**Written task**
Do not copy the pictures. Write out the lines from the start of the entries through the line containing "values = [-0.1624, 0.1483, 0.1435, 0.2763]".

[Excerpt from a dataset]
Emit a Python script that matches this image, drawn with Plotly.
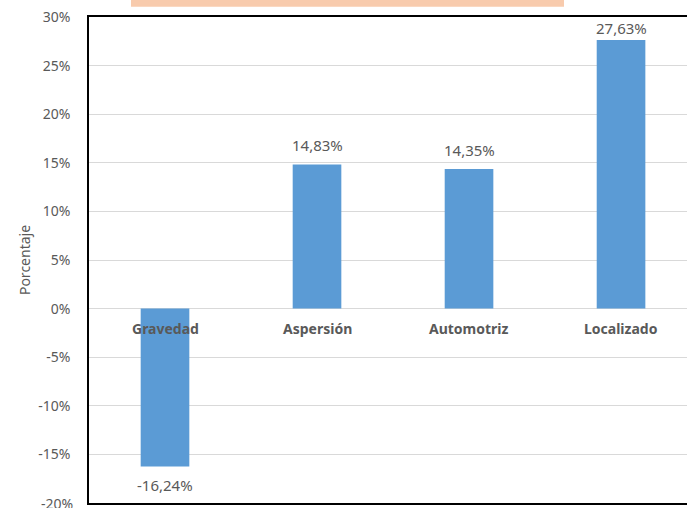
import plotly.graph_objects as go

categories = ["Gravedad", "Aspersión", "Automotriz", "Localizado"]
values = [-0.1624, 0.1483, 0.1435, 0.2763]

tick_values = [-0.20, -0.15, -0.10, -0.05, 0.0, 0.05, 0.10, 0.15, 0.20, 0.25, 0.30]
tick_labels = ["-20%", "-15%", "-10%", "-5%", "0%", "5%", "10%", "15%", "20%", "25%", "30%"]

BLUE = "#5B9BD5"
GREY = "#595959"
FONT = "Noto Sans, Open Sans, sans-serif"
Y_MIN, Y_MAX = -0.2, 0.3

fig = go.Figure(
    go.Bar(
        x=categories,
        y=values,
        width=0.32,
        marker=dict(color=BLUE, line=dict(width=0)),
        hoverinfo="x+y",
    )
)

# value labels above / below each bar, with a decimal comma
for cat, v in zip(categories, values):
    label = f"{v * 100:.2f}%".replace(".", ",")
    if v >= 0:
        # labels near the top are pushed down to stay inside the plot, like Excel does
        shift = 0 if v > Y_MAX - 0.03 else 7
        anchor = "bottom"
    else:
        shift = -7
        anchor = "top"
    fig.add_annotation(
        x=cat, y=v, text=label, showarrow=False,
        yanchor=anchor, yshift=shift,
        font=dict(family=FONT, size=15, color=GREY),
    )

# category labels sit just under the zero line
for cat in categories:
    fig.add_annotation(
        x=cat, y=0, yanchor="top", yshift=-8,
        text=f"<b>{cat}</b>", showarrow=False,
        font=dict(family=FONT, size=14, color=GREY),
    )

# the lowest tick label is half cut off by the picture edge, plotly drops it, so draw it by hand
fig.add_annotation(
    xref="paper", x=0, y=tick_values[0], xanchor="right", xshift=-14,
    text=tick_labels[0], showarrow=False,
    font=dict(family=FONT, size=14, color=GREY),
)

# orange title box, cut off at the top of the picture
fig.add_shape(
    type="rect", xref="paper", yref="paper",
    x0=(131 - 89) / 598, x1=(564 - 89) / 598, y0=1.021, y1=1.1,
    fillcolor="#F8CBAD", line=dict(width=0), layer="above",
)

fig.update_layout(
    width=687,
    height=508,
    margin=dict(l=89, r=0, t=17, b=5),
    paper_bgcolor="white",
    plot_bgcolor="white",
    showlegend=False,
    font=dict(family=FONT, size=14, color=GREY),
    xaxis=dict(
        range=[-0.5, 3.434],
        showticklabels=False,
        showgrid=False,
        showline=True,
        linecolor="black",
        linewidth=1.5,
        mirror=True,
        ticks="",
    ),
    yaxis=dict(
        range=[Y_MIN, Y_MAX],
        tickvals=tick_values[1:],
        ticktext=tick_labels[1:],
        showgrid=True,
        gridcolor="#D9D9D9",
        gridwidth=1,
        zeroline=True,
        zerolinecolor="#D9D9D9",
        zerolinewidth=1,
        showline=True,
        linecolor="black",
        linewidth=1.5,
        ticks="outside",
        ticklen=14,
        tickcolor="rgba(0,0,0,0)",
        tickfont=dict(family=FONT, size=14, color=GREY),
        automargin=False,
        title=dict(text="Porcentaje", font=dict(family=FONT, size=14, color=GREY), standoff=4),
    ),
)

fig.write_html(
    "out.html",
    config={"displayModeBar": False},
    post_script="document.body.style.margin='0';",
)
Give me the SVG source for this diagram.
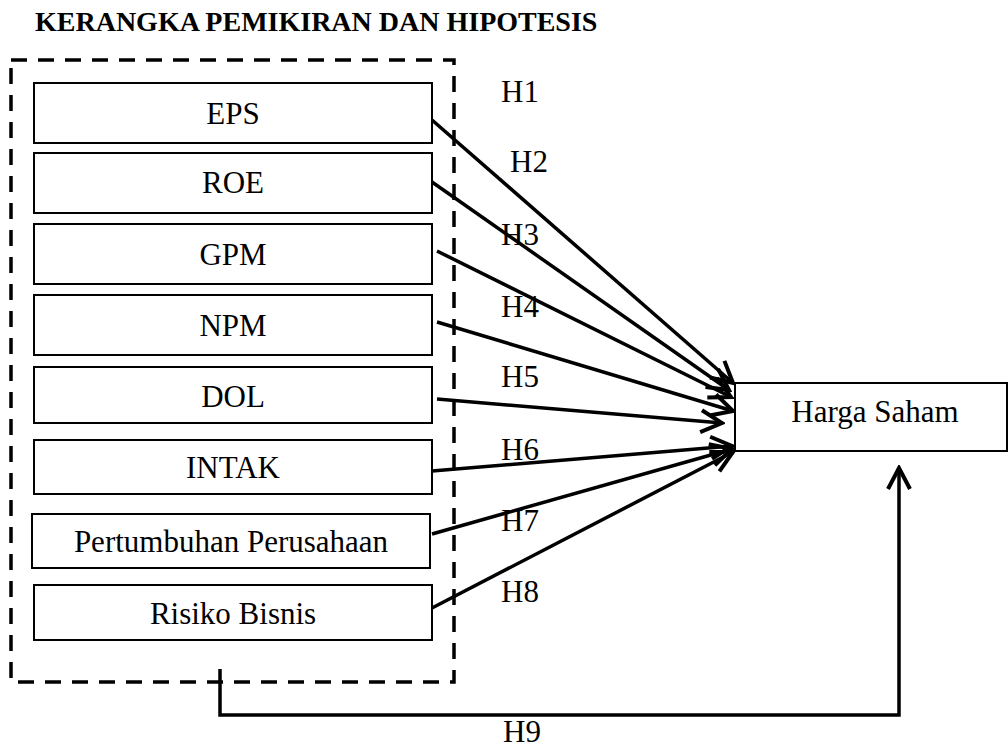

**Response for this exercise**
Emit a Python script that matches this image, drawn with Plotly.
import plotly.graph_objects as go

categories = ["Gravedad", "Aspersión", "Automotriz", "Localizado"]
values = [-0.1624, 0.1483, 0.1435, 0.2763]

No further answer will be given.